Earrings are among the most diverse forms of jewellery for women in all cultures of the world. Their shape changed as the status of women changed. The very first earrings of Kazakh women were in the form of simple rings, when they got married they became richer and more complicated. Earrings for women of childbearing age were rich in ornaments and decorations (increasing fertility), in advanced age they became one-piece. The high value of earrings was emphasised by the rite of piercing the ears. The Kazakhs have an expression for it: “qulaq tesu – qyzdyñ sundeti” (which means: piercing a girl’s ear is equivalent to circumcising a boy), which illustrates the symbolic meaning of the initiation rite. When putting on the earrings, people usually said, “qūlağyñ auyrmasyn, zhamanshylyq estimei, betiñ azharly bolsyn” -“May your ears not hurt, may they be saved from bad news, may your face be beautiful”. In Turkic culture, girls who were given away were called “syrğaly,” which means “wearing earrings.” As a rule, girls wore earrings with celestial (sun, moon, stars, etc.) and plant symbols (seeds, petals). Their semantics was based on the belief in the purifying properties of the celestial bodies, while the plant jewellery was the oldest fertility symbol. By the shape of the earrings, one could tell whether a girl was single or married. Young women wore dangling earrings with a piece at the end symbolising an embryo, a child. Z. Naurzbaeva wrote with reference to A. Kazhgali uly, “An earring hanging from the earlobe is nothing more than a precious foetus hanging from the thin thread of the umbilical cord…” and “removing the chain connecting the earrings “opens’ ” the married woman’s ear to the possibility of bearing a child.” [8, p.144].

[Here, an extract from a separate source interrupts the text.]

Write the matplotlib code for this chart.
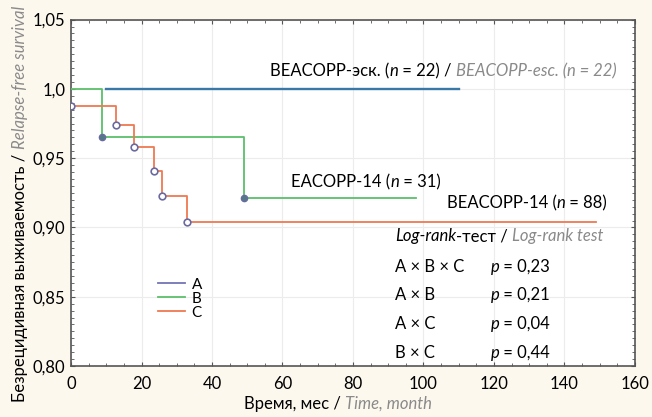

As women grew older, they wore moon-shaped earrings – “ai syrğa,” the shape of the crescent moon being considered a sign of continuity of life. After the age of 40, they were not supposed to wear much jewellery.
Earrings also have a number of functions: protective, reproductive, and charitable. Earrings were a magical object that guarded the ear (one of the entryand exit channels) of the life force – qūt – and, as the research of Z. Naurzbayeva [8] showed, marked an important “channel” of reproduction. Something similar can be observed among the Yakuts – the ear is considered a sacred part of the body, through which people communicate with the gods. Evil spirits can enter a woman’s soul through the ear. It was believed that a snake can crawl into her ear. On monuments in Western Kazakhstan there are images of women’s jewellery, which can be taken as a symbolic amulet for the beloved in the “other” world.
In traditional Turk culture, earrings were also worn by men. They usually wore a single earring in the left ear as an amulet or talisman of protection, and in some cases as a special sign to emphasise military status.